PATRIA O MUERTE

Il est difficile d’explorer Cuba sans croiser son visage. Présent à chaque coin de rue, sur des peintures murales, portraits encadrés à l’intérieur des commerces et maisons ou grandes pancartes au bord des routes, Fidel Castro a survécu à la mémoire.

La première photo de Fidel, l’exposant devant un portrait de José Marti ne fera qu’accentuer la sacralisation du rebelle, avec ce jeu de miroir entre les deux portraits offrant une mise en abîme des valeurs du « sauveur ».

Sans jamais ériger une statue à sa gloire, Fidel Castro construira son iconisation grâce à la révolution de 1959 et à une propagande visuelle supportée par des artistes, dessinateurs et photographes cubains liant intrinsèquement la nouvelle idéologie à sa personne. Il apparait souvent sous son célèbre uniforme et avec ou sans sa casquette emblématique comme le sauveur, le libérateur du peuple cubain.
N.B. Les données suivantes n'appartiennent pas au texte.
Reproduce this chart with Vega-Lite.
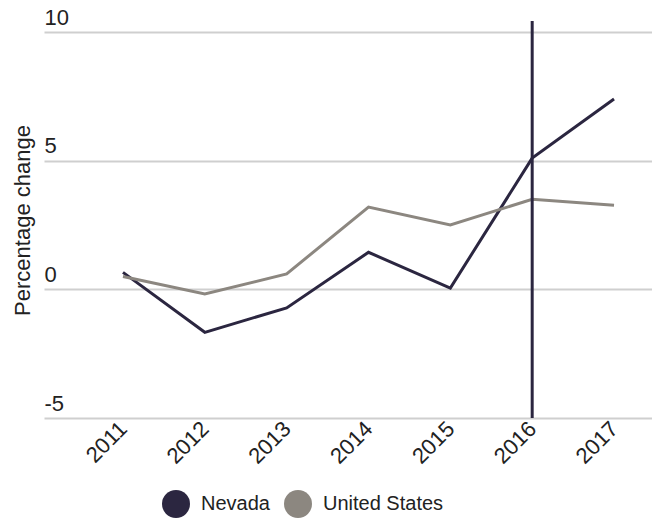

 De ce fait, le nouveau dirigeant apporte à son mouvement révolutionnaire un caractère divin et prophétique au côté du « Che », subtilité qui lui permet de ne pas tomber dans le piège du culte de la personnalité classique et lui permet de renforcer l’affirmation d’un régime au service de son peuple et de maintenir cette flamme de la révolution dans le coeur et l’esprit des cubains.

Aujourd’hui, dans une société cubaine nostalgique de son passé et de ses idoles, incertaine de son futur proche, l’icone de Fidel joue d’autant plus son rôle de liant social et de référentiel auquel se raccrocher. On le garde à proximité, comme l’on mettrait une croix autour de son cou afin de nous protéger d’éventuels maux à venir. 

De ce fait, Fidel a réussi à opérer une transfiguration de sa personne, en passant du leader de chair au protecteur céleste, de l’être physique adulé par sa population à un système de valeurs et de symboles puissants s’étendant comme une chape invisible mais perceptible pour l’ensemble des cubains et à l’international.